Your task is to give the listing below back word for word, pictures excluded.

Collected data -
[start]

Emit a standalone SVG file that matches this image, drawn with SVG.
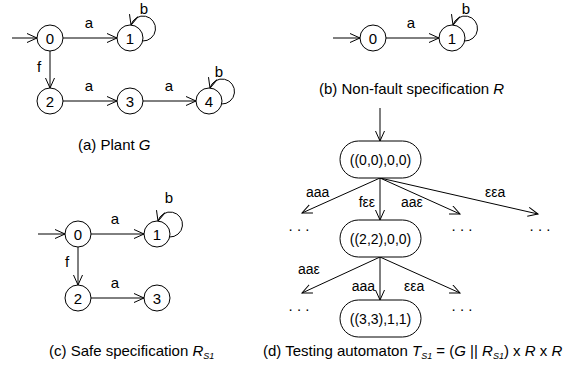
<svg xmlns="http://www.w3.org/2000/svg" width="578" height="381" viewBox="0 0 578 381">
<style>
text{font-family:"Liberation Sans",Arial,sans-serif;fill:#000}
.st{fill:#fff;stroke:#000;stroke-width:1}
.n{font-size:15px;text-anchor:middle}
.l{font-size:15px;text-anchor:middle}
.dl{font-size:14px}
.cap{font-size:15px}
.e{fill:none;stroke:#000;stroke-width:1;marker-end:url(#ah)}
.i{font-style:italic}
.sub{font-size:9px;font-style:italic}
</style>
<defs>
<marker id="ah" markerWidth="12" markerHeight="12" refX="10" refY="5" orient="auto" markerUnits="userSpaceOnUse">
<path d="M0,0.5 L10,5 L0,9.5" fill="none" stroke="#000" stroke-width="1"/>
</marker>
</defs>
<g id="connectors">
<line class="e" x1="12" y1="38" x2="37" y2="38"/>
<line class="e" x1="63" y1="38" x2="117" y2="38"/>
<path class="e" d="M142.5,41 A12.5,12.5 0 1 0 131,25"/>
<line class="e" x1="50" y1="51" x2="50" y2="88"/>
<line class="e" x1="63" y1="101" x2="117" y2="101"/>
<line class="e" x1="143" y1="101" x2="196" y2="101"/>
<path class="e" d="M221.5,104 A12.5,12.5 0 1 0 210,88"/>
<line class="e" x1="333" y1="38" x2="360" y2="38"/>
<line class="e" x1="386" y1="38" x2="439" y2="38"/>
<path class="e" d="M464.5,41 A12.5,12.5 0 1 0 453,25"/>
<line class="e" x1="38" y1="234" x2="65" y2="234"/>
<line class="e" x1="91" y1="234" x2="144" y2="234"/>
<path class="e" d="M169.5,237 A12.5,12.5 0 1 0 158,221"/>
<line class="e" x1="78" y1="247" x2="78" y2="285"/>
<line class="e" x1="91" y1="298" x2="144" y2="298"/>
<line class="e" x1="380" y1="108" x2="380" y2="141"/>
<line class="e" x1="380" y1="178" x2="302" y2="213"/>
<line class="e" x1="380" y1="178" x2="380" y2="220"/>
<line class="e" x1="380" y1="178" x2="460" y2="214"/>
<line class="e" x1="380" y1="178" x2="538" y2="214"/>
<line class="e" x1="380" y1="257" x2="302" y2="293"/>
<line class="e" x1="380" y1="257" x2="380" y2="300"/>
<line class="e" x1="380" y1="257" x2="460" y2="293"/>
</g>
<g id="labels">
<text class="l" x="144" y="14">b</text>
<text class="l" x="89" y="28">a</text>
<text class="l" x="39" y="72">f</text>
<text class="l" x="89" y="91">a</text>
<text class="l" x="169" y="91">a</text>
<text class="l" x="219" y="77">b</text>
<text class="l" x="411" y="28">a</text>
<text class="l" x="466" y="14">b</text>
<text class="l" x="115" y="224">a</text>
<text class="l" x="169" y="203">b</text>
<text class="l" x="67" y="267">f</text>
<text class="l" x="115" y="288">a</text>
<text class="dl" x="306" y="197">aaa</text>
<text class="dl" x="375" y="207" text-anchor="end">fεε</text>
<text class="dl" x="401" y="207">aaε</text>
<text class="dl" x="485" y="197">εεa</text>
<text class="dl" x="298" y="274">aaε</text>
<text class="dl" x="375" y="291" text-anchor="end">aaa</text>
<text class="dl" x="404" y="291">εεa</text>
<text class="l" x="299" y="231">. . .</text>
<text class="l" x="462" y="231">. . .</text>
<text class="l" x="540" y="231">. . .</text>
<text class="l" x="299" y="311">. . .</text>
<text class="l" x="462" y="311">. . .</text>
</g>
<g id="a0"><circle class="st" cx="50" cy="38" r="13"/><text class="n" x="50" y="43.5">0</text></g>
<g id="a1"><circle class="st" cx="130" cy="38" r="13"/><text class="n" x="130" y="43.5">1</text></g>
<g id="a2"><circle class="st" cx="50" cy="101" r="13"/><text class="n" x="50" y="106.5">2</text></g>
<g id="a3"><circle class="st" cx="130" cy="101" r="13"/><text class="n" x="130" y="106.5">3</text></g>
<g id="a4"><circle class="st" cx="209" cy="101" r="13"/><text class="n" x="209" y="106.5">4</text></g>
<g id="b0"><circle class="st" cx="373" cy="38" r="13"/><text class="n" x="373" y="43.5">0</text></g>
<g id="b1"><circle class="st" cx="452" cy="38" r="13"/><text class="n" x="452" y="43.5">1</text></g>
<g id="c0"><circle class="st" cx="78" cy="234" r="13"/><text class="n" x="78" y="239.5">0</text></g>
<g id="c1"><circle class="st" cx="157" cy="234" r="13"/><text class="n" x="157" y="239.5">1</text></g>
<g id="c2"><circle class="st" cx="78" cy="298" r="13"/><text class="n" x="78" y="303.5">2</text></g>
<g id="c3"><circle class="st" cx="157" cy="298" r="13"/><text class="n" x="157" y="303.5">3</text></g>
<g id="d0"><rect class="st" x="340" y="141" width="81" height="37" rx="18.5"/><text class="n" style="font-size:14px" x="380.5" y="164.5">((0,0),0,0)</text></g>
<g id="d1"><rect class="st" x="340" y="220" width="81" height="37" rx="18.5"/><text class="n" style="font-size:14px" x="380.5" y="243.5">((2,2),0,0)</text></g>
<g id="d2"><rect class="st" x="340" y="300" width="81" height="37" rx="18.5"/><text class="n" style="font-size:14px" x="380.5" y="323.5">((3,3),1,1)</text></g>
<g id="captions">
<text class="cap" x="78" y="150">(a) Plant <tspan class="i">G</tspan></text>
<text class="cap" x="319" y="94">(b) Non-fault specification <tspan class="i">R</tspan></text>
<text class="cap" x="49" y="356">(c) Safe specification <tspan class="i">R</tspan><tspan class="sub" dy="3">S1</tspan></text>
<text class="cap" x="263" y="356">(d) Testing automaton <tspan class="i">T</tspan><tspan class="sub" dy="3">S1</tspan><tspan dy="-3"> = (</tspan><tspan class="i">G</tspan> || <tspan class="i">R</tspan><tspan class="sub" dy="3">S1</tspan><tspan dy="-3">) x </tspan><tspan class="i">R</tspan> x <tspan class="i">R</tspan></text>
</g>
</svg>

[end]

Complete response -
Emit a standalone SVG file that matches this image, drawn with SVG.
<svg xmlns="http://www.w3.org/2000/svg" width="578" height="381" viewBox="0 0 578 381">
<style>
text{font-family:"Liberation Sans",Arial,sans-serif;fill:#000}
.st{fill:#fff;stroke:#000;stroke-width:1}
.n{font-size:15px;text-anchor:middle}
.l{font-size:15px;text-anchor:middle}
.dl{font-size:14px}
.cap{font-size:15px}
.e{fill:none;stroke:#000;stroke-width:1;marker-end:url(#ah)}
.i{font-style:italic}
.sub{font-size:9px;font-style:italic}
</style>
<defs>
<marker id="ah" markerWidth="12" markerHeight="12" refX="10" refY="5" orient="auto" markerUnits="userSpaceOnUse">
<path d="M0,0.5 L10,5 L0,9.5" fill="none" stroke="#000" stroke-width="1"/>
</marker>
</defs>
<g id="connectors">
<line class="e" x1="12" y1="38" x2="37" y2="38"/>
<line class="e" x1="63" y1="38" x2="117" y2="38"/>
<path class="e" d="M142.5,41 A12.5,12.5 0 1 0 131,25"/>
<line class="e" x1="50" y1="51" x2="50" y2="88"/>
<line class="e" x1="63" y1="101" x2="117" y2="101"/>
<line class="e" x1="143" y1="101" x2="196" y2="101"/>
<path class="e" d="M221.5,104 A12.5,12.5 0 1 0 210,88"/>
<line class="e" x1="333" y1="38" x2="360" y2="38"/>
<line class="e" x1="386" y1="38" x2="439" y2="38"/>
<path class="e" d="M464.5,41 A12.5,12.5 0 1 0 453,25"/>
<line class="e" x1="38" y1="234" x2="65" y2="234"/>
<line class="e" x1="91" y1="234" x2="144" y2="234"/>
<path class="e" d="M169.5,237 A12.5,12.5 0 1 0 158,221"/>
<line class="e" x1="78" y1="247" x2="78" y2="285"/>
<line class="e" x1="91" y1="298" x2="144" y2="298"/>
<line class="e" x1="380" y1="108" x2="380" y2="141"/>
<line class="e" x1="380" y1="178" x2="302" y2="213"/>
<line class="e" x1="380" y1="178" x2="380" y2="220"/>
<line class="e" x1="380" y1="178" x2="460" y2="214"/>
<line class="e" x1="380" y1="178" x2="538" y2="214"/>
<line class="e" x1="380" y1="257" x2="302" y2="293"/>
<line class="e" x1="380" y1="257" x2="380" y2="300"/>
<line class="e" x1="380" y1="257" x2="460" y2="293"/>
</g>
<g id="labels">
<text class="l" x="144" y="14">b</text>
<text class="l" x="89" y="28">a</text>
<text class="l" x="39" y="72">f</text>
<text class="l" x="89" y="91">a</text>
<text class="l" x="169" y="91">a</text>
<text class="l" x="219" y="77">b</text>
<text class="l" x="411" y="28">a</text>
<text class="l" x="466" y="14">b</text>
<text class="l" x="115" y="224">a</text>
<text class="l" x="169" y="203">b</text>
<text class="l" x="67" y="267">f</text>
<text class="l" x="115" y="288">a</text>
<text class="dl" x="306" y="197">aaa</text>
<text class="dl" x="375" y="207" text-anchor="end">fεε</text>
<text class="dl" x="401" y="207">aaε</text>
<text class="dl" x="485" y="197">εεa</text>
<text class="dl" x="298" y="274">aaε</text>
<text class="dl" x="375" y="291" text-anchor="end">aaa</text>
<text class="dl" x="404" y="291">εεa</text>
<text class="l" x="299" y="231">. . .</text>
<text class="l" x="462" y="231">. . .</text>
<text class="l" x="540" y="231">. . .</text>
<text class="l" x="299" y="311">. . .</text>
<text class="l" x="462" y="311">. . .</text>
</g>
<g id="a0"><circle class="st" cx="50" cy="38" r="13"/><text class="n" x="50" y="43.5">0</text></g>
<g id="a1"><circle class="st" cx="130" cy="38" r="13"/><text class="n" x="130" y="43.5">1</text></g>
<g id="a2"><circle class="st" cx="50" cy="101" r="13"/><text class="n" x="50" y="106.5">2</text></g>
<g id="a3"><circle class="st" cx="130" cy="101" r="13"/><text class="n" x="130" y="106.5">3</text></g>
<g id="a4"><circle class="st" cx="209" cy="101" r="13"/><text class="n" x="209" y="106.5">4</text></g>
<g id="b0"><circle class="st" cx="373" cy="38" r="13"/><text class="n" x="373" y="43.5">0</text></g>
<g id="b1"><circle class="st" cx="452" cy="38" r="13"/><text class="n" x="452" y="43.5">1</text></g>
<g id="c0"><circle class="st" cx="78" cy="234" r="13"/><text class="n" x="78" y="239.5">0</text></g>
<g id="c1"><circle class="st" cx="157" cy="234" r="13"/><text class="n" x="157" y="239.5">1</text></g>
<g id="c2"><circle class="st" cx="78" cy="298" r="13"/><text class="n" x="78" y="303.5">2</text></g>
<g id="c3"><circle class="st" cx="157" cy="298" r="13"/><text class="n" x="157" y="303.5">3</text></g>
<g id="d0"><rect class="st" x="340" y="141" width="81" height="37" rx="18.5"/><text class="n" style="font-size:14px" x="380.5" y="164.5">((0,0),0,0)</text></g>
<g id="d1"><rect class="st" x="340" y="220" width="81" height="37" rx="18.5"/><text class="n" style="font-size:14px" x="380.5" y="243.5">((2,2),0,0)</text></g>
<g id="d2"><rect class="st" x="340" y="300" width="81" height="37" rx="18.5"/><text class="n" style="font-size:14px" x="380.5" y="323.5">((3,3),1,1)</text></g>
<g id="captions">
<text class="cap" x="78" y="150">(a) Plant <tspan class="i">G</tspan></text>
<text class="cap" x="319" y="94">(b) Non-fault specification <tspan class="i">R</tspan></text>
<text class="cap" x="49" y="356">(c) Safe specification <tspan class="i">R</tspan><tspan class="sub" dy="3">S1</tspan></text>
<text class="cap" x="263" y="356">(d) Testing automaton <tspan class="i">T</tspan><tspan class="sub" dy="3">S1</tspan><tspan dy="-3"> = (</tspan><tspan class="i">G</tspan> || <tspan class="i">R</tspan><tspan class="sub" dy="3">S1</tspan><tspan dy="-3">) x </tspan><tspan class="i">R</tspan> x <tspan class="i">R</tspan></text>
</g>
</svg>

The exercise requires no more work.